- Born: Anthony McVay Simpson 8 July 1936 Eccles, Lancashire, England
- Died: 1 March 2016 (aged 79) Manchester, England
- Occupation: Screenwriter, actor
- Years active: 1957–2016
- Notable works: Coronation Street

= Tony Warren =

English television scriptwriter (1936–2016)

Anthony McVay Simpson (8 July 1936 – 1 March 2016), writing under the pen name Tony Warren, was an English television screenwriter and actor, best known for creating the ITV soap opera Coronation Street. He also worked on other television dramas and wrote critically acclaimed novels.

==Early life==
Warren was born in Eccles and raised at 3 Wilton Avenue, Pendlebury, Lancashire. He attended Clarendon Road Primary School and Eccles Grammar School. He trained at the Elliott-Clarke theatre school in Liverpool. He adopted Warren as a stage name in his early acting career. He became a regular on BBC Radio Children's Hour and acted in many radio plays, performing with many actors who later became household names through Coronation Street, most notably Violet Carson who played Ena Sharples and Doris Speed who played Annie Walker.

In his memoirs, Over the Airwaves, Children's Hour producer Trevor Hill explains that Warren was an excitable young teenager at rehearsals, so much so that on one occasion Violet Carson warned, "If that boy doesn't shut up, I'll smack his bottom!" During a later unexpected transmission break from London while performing at the Leeds studio, Carson played and sang to the children a dialect song called "Bowtons Yard" in which the storyteller speaks about his neighbours. Starting at Number 1 and ending at Number 12, the storyteller describes each person in turn and Warren later said that this was what gave him the inspiration for Coronation Street.

==Career==
Warren acted on stage and in several early ITV Plays of the Week.

According to BBC producer Olive Shapley, who had worked with Warren on Children's Hour, the idea for Florizel Street (which became Coronation Street) came to him late one night in 1959 while they were returning to Manchester by train. Shapley recalled:

At about Crewe, after a long period of silence, Tony suddenly woke me up saying, "Olive, I've got this wonderful idea for a television series. I can see a little back street in Salford, with a pub at one end and a shop at the other, and all the lives of the people there, just ordinary things and ..." I looked at him blearily and said "Oh. Tony, how boring! Go back to sleep." ... Tony has never let me forget my error of judgement.

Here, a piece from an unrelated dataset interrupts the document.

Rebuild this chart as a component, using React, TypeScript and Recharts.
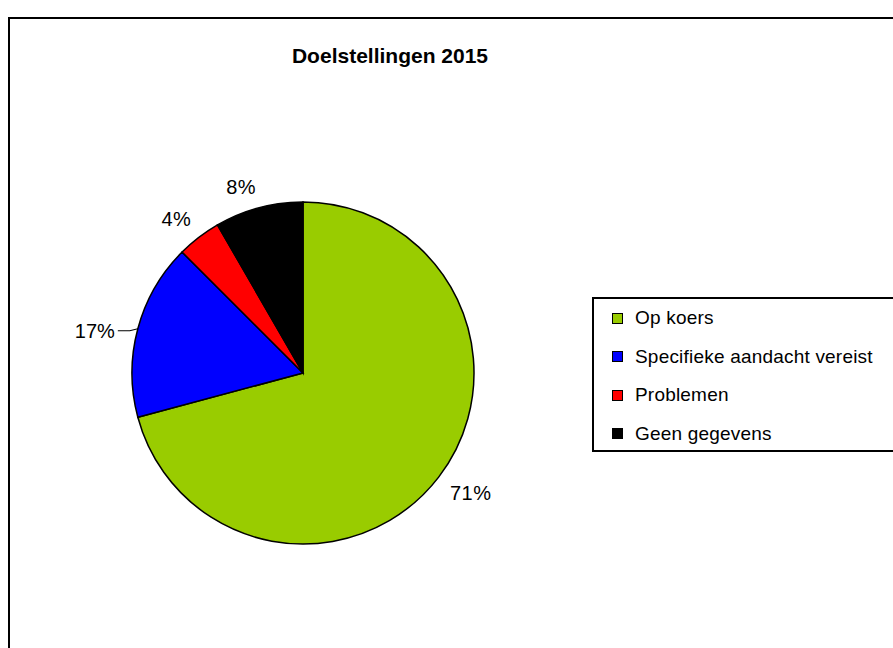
import { PieChart, Pie, Cell, Legend } from 'recharts';

const title = 'Doelstellingen 2015';
const categories = ['Op koers', 'Specifieke aandacht vereist', 'Problemen', 'Geen gegevens'];
// aantal doelstellingen per status (24 in totaal -> 71%, 17%, 4%, 8%)
const counts = [17, 4, 1, 2];
const colors = ['#99CC00', '#0000FF', '#FF0000', '#000000'];
const leaderFor = 'Specifieke aandacht vereist';

const data = categories.map((name, i) => ({ name, value: counts[i] }));

const FONT = '"Liberation Sans", Arial, sans-serif';
const RADIAN = Math.PI / 180;

function renderLabel(props: any) {
    const { cx, cy, midAngle, outerRadius, percent, name } = props;
    const text = `${Math.round(percent * 100)}%`;
    const cos = Math.cos(-midAngle * RADIAN);
    const sin = Math.sin(-midAngle * RADIAN);

    if (name === leaderFor) {
        const px = cx + outerRadius * cos;
        const py = cy + outerRadius * sin;
        return (
            <g>
                <polyline
                    points={`${px},${py} ${px - 8},${py + 2} ${px - 20},${py + 2}`}
                    fill="none"
                    stroke="#000"
                    strokeWidth={1.2}
                />
                <text x={px - 23} y={py + 2} textAnchor="end" dominantBaseline="central"
                    fontFamily={FONT} fontSize={20} fill="#000">
                    {text}
                </text>
            </g>
        );
    }

    // label box corner touches a point just outside the slice, like excel does
    const w = text.length * 14;
    const h = 15;
    const r = outerRadius + 14;
    const x = cx + r * cos + (cos >= 0 ? w / 2 : -w / 2);
    const y = cy + r * sin + (sin >= 0 ? h / 2 : -h / 2);
    return (
        <text x={x} y={y} textAnchor="middle" dominantBaseline="central"
            fontFamily={FONT} fontSize={20} fill="#000" letterSpacing={0.5}>
            {text}
        </text>
    );
}

function LegendBox() {
    return (
        <div style={{
            borderTop: '2px solid #000', borderLeft: '2px solid #000', borderBottom: '2px solid #000',
            height: 151, width: 400, boxSizing: 'content-box',
            fontFamily: FONT, fontSize: 19, color: '#000',
        }}>
            {categories.map((c, i) => (
                <div key={c} style={{ height: 38.5, display: 'flex', alignItems: 'center' }}>
                    <span style={{
                        display: 'inline-block', width: 9, height: 9, background: colors[i],
                        border: '1px solid #000', marginLeft: 18, marginRight: 12,
                    }} />
                    <span style={{ letterSpacing: 0.2 }}>{c}</span>
                </div>
            ))}
        </div>
    );
}

export default function App() {
    return (
        <div style={{
            position: 'fixed', left: 0, top: 0, width: 893, height: 648,
            overflow: 'hidden', background: '#fff',
        }}>
            <div style={{
                position: 'absolute', left: 8, top: 17, width: 1000, height: 1000,
                border: '2px solid #000', boxSizing: 'border-box',
            }} />
            <div style={{
                position: 'absolute', left: 190, top: 44, width: 400, textAlign: 'center',
                fontFamily: FONT, fontWeight: 'bold', fontSize: 21, color: '#000',
            }}>
                {title}
            </div>
            <div style={{ position: 'absolute', left: 0, top: 0 }}>
                <PieChart width={893} height={648} margin={{ top: 0, right: 0, bottom: 0, left: 0 }}>
                    <Pie
                        data={data}
                        dataKey="value"
                        nameKey="name"
                        cx={303}
                        cy={373}
                        outerRadius={171}
                        startAngle={90}
                        endAngle={-270}
                        stroke="#000"
                        strokeWidth={1.5}
                        label={renderLabel}
                        labelLine={false}
                        isAnimationActive={false}
                    >
                        {data.map((d, i) => (
                            <Cell key={d.name} fill={colors[i]} />
                        ))}
                    </Pie>
                    <Legend
                        layout="vertical"
                        align="right"
                        verticalAlign="top"
                        content={() => <LegendBox />}
                        wrapperStyle={{ left: 592, top: 297, width: 400 }}
                    />
                </PieChart>
            </div>
        </div>
    );
}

In 1960, Harry Elton at Granada commissioned a script from Warren for a show about "a street out there". Warren wrote all 13 episodes of the serial that ITV initially decided to air. When the show became a success, as creator of the show he continued to write scripts until 1968, after which he moved on to other fields. However, he continued to write occasional scripts until the late 1970s. He was also retained by ITV Studios as a consultant to Coronation Street. "Created by Tony Warren" appears in the closing credits of every Coronation Street episode to this day.

Warren made a cameo appearance in the 50th-anniversary live episode of Coronation Street in December 2010. He was played by David Dawson in the BBC drama The Road to Coronation Street in September that year.

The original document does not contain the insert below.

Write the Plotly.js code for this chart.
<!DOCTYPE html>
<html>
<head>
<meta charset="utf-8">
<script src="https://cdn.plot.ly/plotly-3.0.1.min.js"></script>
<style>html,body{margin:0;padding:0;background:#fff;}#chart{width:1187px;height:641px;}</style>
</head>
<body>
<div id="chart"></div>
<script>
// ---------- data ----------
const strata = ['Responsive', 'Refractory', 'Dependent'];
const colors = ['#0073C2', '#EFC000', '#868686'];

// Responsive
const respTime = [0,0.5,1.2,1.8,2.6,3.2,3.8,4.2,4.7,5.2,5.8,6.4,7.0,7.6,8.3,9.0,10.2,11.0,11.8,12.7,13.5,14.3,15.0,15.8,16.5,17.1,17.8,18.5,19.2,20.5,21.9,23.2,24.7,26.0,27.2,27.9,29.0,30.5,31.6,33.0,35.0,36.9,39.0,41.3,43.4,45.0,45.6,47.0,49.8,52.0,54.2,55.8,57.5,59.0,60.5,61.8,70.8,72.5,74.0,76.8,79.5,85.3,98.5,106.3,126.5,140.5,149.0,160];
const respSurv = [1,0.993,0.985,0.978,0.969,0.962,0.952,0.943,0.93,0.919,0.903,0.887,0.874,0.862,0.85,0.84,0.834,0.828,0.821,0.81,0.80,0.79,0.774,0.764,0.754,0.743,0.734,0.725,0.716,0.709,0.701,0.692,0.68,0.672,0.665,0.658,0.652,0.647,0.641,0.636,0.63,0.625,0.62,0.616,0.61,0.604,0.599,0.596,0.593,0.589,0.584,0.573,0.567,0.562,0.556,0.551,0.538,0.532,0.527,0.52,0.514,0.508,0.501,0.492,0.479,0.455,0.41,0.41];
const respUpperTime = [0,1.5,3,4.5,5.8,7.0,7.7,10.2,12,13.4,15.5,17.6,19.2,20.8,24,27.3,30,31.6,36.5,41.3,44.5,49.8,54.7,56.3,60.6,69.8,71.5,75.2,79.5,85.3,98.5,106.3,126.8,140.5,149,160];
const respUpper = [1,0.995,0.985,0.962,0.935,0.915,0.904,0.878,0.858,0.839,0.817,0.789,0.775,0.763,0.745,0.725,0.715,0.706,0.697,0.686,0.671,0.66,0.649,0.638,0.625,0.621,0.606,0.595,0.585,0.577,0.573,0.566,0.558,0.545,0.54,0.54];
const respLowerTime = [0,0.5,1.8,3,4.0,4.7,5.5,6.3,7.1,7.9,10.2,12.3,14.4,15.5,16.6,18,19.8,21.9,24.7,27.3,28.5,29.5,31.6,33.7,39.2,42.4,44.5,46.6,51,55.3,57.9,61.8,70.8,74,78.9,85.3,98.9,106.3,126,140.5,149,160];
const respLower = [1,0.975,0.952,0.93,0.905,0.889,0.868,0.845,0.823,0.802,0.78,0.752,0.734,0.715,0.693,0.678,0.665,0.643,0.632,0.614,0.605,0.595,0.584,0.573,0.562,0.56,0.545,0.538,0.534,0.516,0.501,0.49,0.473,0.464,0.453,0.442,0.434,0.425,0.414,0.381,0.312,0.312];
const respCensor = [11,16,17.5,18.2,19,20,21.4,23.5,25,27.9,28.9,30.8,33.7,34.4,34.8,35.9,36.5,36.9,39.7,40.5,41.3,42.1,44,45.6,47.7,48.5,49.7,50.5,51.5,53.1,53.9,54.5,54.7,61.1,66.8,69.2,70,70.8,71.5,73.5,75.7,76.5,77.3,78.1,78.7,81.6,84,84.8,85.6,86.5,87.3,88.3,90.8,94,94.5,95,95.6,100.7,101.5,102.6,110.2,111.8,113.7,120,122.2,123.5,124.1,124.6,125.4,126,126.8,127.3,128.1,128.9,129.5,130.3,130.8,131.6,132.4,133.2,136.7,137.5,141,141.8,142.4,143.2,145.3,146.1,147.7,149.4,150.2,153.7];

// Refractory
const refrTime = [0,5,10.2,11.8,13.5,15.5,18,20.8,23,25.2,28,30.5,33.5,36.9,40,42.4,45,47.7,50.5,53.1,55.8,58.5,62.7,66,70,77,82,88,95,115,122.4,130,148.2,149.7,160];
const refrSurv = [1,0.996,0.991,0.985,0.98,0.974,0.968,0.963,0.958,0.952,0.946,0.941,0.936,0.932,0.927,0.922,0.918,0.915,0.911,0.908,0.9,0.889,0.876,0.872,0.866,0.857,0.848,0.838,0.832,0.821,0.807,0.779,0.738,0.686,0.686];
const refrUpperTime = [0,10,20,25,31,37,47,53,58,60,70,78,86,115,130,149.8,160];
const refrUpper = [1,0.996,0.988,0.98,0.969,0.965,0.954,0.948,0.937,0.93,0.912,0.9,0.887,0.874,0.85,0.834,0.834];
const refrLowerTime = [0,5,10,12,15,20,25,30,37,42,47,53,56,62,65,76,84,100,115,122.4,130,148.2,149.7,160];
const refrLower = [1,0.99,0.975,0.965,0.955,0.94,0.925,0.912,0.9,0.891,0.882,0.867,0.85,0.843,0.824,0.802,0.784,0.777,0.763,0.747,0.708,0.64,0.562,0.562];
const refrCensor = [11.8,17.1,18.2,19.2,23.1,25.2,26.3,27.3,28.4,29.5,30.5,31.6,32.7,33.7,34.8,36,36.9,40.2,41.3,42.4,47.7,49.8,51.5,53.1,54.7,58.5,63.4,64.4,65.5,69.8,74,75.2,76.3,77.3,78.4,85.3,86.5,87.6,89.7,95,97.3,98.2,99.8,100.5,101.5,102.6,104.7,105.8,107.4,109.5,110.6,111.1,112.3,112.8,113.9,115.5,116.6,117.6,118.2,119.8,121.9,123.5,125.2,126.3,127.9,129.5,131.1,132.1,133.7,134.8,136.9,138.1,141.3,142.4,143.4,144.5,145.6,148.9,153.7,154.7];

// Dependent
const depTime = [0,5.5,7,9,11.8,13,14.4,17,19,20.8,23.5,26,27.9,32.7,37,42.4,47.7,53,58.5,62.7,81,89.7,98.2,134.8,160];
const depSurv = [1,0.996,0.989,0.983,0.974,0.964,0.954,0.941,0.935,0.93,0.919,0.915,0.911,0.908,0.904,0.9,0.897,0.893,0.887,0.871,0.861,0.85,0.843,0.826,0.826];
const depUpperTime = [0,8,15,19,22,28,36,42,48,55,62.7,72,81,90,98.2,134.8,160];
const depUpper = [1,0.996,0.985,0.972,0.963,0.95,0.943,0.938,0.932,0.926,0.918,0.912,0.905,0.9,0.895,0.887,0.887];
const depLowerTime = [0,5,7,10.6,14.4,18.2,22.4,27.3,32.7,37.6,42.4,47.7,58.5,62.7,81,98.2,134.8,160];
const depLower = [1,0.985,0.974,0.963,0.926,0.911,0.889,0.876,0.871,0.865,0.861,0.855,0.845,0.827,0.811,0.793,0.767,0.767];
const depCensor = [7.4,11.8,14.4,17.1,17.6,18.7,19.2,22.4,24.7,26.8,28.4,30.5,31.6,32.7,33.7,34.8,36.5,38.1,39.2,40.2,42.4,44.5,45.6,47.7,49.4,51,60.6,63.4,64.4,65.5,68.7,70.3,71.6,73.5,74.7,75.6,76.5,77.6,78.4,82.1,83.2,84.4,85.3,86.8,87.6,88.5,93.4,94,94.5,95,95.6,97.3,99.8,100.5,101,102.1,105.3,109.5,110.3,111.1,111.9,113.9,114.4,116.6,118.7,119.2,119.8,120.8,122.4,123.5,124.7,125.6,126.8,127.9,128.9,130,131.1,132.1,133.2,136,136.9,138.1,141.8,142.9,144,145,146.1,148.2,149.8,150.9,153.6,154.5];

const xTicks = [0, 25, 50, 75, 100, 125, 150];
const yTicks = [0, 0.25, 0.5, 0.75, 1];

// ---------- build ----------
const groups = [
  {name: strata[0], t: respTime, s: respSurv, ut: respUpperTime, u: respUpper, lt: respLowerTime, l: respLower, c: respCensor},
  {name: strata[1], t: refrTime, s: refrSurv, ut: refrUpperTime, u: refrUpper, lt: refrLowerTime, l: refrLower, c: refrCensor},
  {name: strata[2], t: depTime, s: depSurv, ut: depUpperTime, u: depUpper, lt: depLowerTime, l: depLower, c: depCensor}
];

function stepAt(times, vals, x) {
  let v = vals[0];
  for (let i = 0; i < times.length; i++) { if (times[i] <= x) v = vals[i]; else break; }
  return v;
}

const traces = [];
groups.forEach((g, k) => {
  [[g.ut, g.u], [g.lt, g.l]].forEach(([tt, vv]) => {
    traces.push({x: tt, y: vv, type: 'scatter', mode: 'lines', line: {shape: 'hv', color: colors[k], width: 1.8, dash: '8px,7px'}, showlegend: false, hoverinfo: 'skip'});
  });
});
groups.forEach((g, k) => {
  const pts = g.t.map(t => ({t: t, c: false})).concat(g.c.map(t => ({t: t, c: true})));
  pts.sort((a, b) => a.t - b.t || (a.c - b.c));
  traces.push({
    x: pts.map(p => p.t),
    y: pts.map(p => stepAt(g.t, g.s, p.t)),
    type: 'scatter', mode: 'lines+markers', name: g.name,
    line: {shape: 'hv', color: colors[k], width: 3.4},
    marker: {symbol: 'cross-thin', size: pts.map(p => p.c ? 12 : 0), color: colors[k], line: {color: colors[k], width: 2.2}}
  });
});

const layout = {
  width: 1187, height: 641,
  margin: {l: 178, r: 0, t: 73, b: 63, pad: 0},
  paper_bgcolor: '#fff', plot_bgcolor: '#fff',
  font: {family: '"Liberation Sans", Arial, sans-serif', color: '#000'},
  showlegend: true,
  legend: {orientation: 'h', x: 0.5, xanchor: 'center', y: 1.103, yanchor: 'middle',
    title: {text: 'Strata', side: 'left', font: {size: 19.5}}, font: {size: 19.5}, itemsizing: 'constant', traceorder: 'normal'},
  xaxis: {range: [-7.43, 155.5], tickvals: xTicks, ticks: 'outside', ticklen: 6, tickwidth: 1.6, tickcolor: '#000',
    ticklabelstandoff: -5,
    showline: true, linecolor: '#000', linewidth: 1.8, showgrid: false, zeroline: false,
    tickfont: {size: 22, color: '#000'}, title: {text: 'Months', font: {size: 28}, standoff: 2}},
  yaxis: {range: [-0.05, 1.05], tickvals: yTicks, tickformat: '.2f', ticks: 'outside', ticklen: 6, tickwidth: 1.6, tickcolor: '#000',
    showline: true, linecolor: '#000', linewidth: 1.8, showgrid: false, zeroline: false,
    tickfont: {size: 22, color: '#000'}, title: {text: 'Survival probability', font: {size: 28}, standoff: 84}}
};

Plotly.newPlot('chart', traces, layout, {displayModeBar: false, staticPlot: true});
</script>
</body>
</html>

In the 1990s he wrote a series of critically acclaimed novels: The Lights of Manchester (1991), Foot of the Rainbow (1993), Behind Closed Doors (1995) and Full Steam Ahead (1998).

He was the subject of a This Is Your Life television programme on 11 October 1995.

==Awards and honours==
Warren won a number of awards, all in relation to devising Coronation Street. He received a Special Achievement Award in Soap at the 2000 British Soap Awards and the National Television Landmark Award in 2005. At the Royal Television Society awards, he was honoured with a Lifetime Achievement Award. The society described the show as "the most successful television programme in British history".

In 1994, Warren was appointed a Member of the Order of the British Empire. In 2008 he was awarded an honorary degree from Manchester Metropolitan University "in recognition of his contribution to ground-breaking television and creative writing which has helped put Manchester and Salford on the cultural map". In 2016, following his death, the British Soap Awards announced that they would be renaming their Outstanding Achievement Award (Off Screen) as the Tony Warren Award.

==Personal life==
Warren was openly gay from his early years of Coronation Street, at a time when male homosexual acts were illegal. Warren battled with drug and alcohol addiction before attending rehabilitation.

He lived in Swinton, Salford, for over thirty years.